「XRが当たり前の世界をつくる」をミッションに、VR・ARを含むXR市場の創造に取り組むSynamon(シナモン)は3月22日、MS&ADインシュアランスグループの三井住友海上火災保険(三井住友海上)が実施している「事故車損害調査 基礎研修」にVR技術を提供し、「VR事故車損害調査研修」を共同開発したと発表した。事故車の損害調査ができるバーチャル空間を構築することで、全国どこからでも研修への参加が可能になる。
2021年4月以降にVR事故車損害調査研修」を開催し、7月以降は自然災害の損害調査におけるVR研修を開催する予定。
三井住友海上によると、同社は自動車事故の保険金額の算出過程として、事故車の損害調査を実施しているという。損害調査は同社の根幹業務であり、その意義を全社員が理解する必要があるため、全国にいる数百人の新入社員を千葉にある研修所に集め、毎年研修を実施してるそうだ。しかし、昨年来のコロナ禍により研修の開催が厳しい状況となっているという。
そこで、VR技術を活用し全国どこからでも参加できる研修を創出できないかと考え、Synamon提供のVRビジネス施設「NEUTRANS」を活用し、「VR事故車損害調査研修」のバーチャル空間構築に取り組んだ。
「事故車損害調査 基礎研修」の流れ
- 部品名称や新品部品の補給形態を学習(VR空間で実施予定)
- 部品構成・材質や組付け構造を学習(VR空間で実施予定)
- 事故類型によって異なる損部形態や特徴的な痕跡について学習(VR空間で実施予定)
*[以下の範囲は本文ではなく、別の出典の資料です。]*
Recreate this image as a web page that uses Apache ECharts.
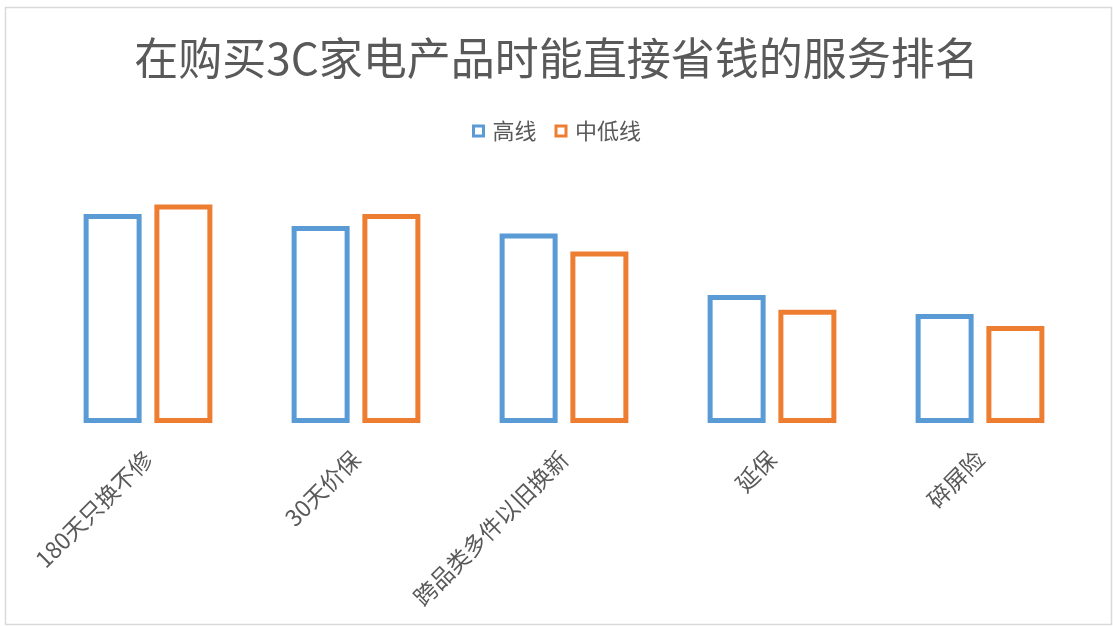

- 実車(事故車)を使用して、調査プロセスを学習(VR空間で実施予定)
- 損傷状態の証拠保全方法を学習(VR空間で実施予定)
- 見積作成手順を学習
期待される効果
- 集合研修と同等以上の学習効果:VRは高い没入感を創出できるため、参加者間でアバター姿で身振り手振りを交えての議論や、ホワイトボードや付箋をVR空間で使ったアイデア出しなど、緊密なコミュニケーションが可能。また、仮想空間に配置された自動車のドアやボンネットの開閉、メジャーを用いた測量などの操作も可能で、従来の集合研修と同等以上の学習効果を期待できる
- 研修時の移動時間やコストを削減:研修場所を仮想空間上に設けるVR研修では、集合研修時のような移動が発生せず、時間短縮につながる。交通費や宿泊費なども削減
- 三密回避で感染リスクを軽減:コロナ禍で集合研修の開催が困難な中、研修参加者は、三密を回避して各職場・自宅からリモートで参加可能。感染リスクを心配することなく研修を行える
2016年8月設立のSynamonは、「XRが当たり前の世界」を実現するため、VR/ARをはじめとするXR技術を使ったサービス開発や研究開発を行うテックカンパニー。自社開発しているNEUTRANSは、VR技術の活用によって、バーチャル空間であらゆるビジネス活動を可能にするVRビジネス施設という。
世界中どこからでも働けるオフィス、リモートでもリアルのような体験を可能にするトレーニングや開発予定の未来都市を見学できるプロモーションなど、バーチャル空間を活用した次世代事業の創出拠点を目指している。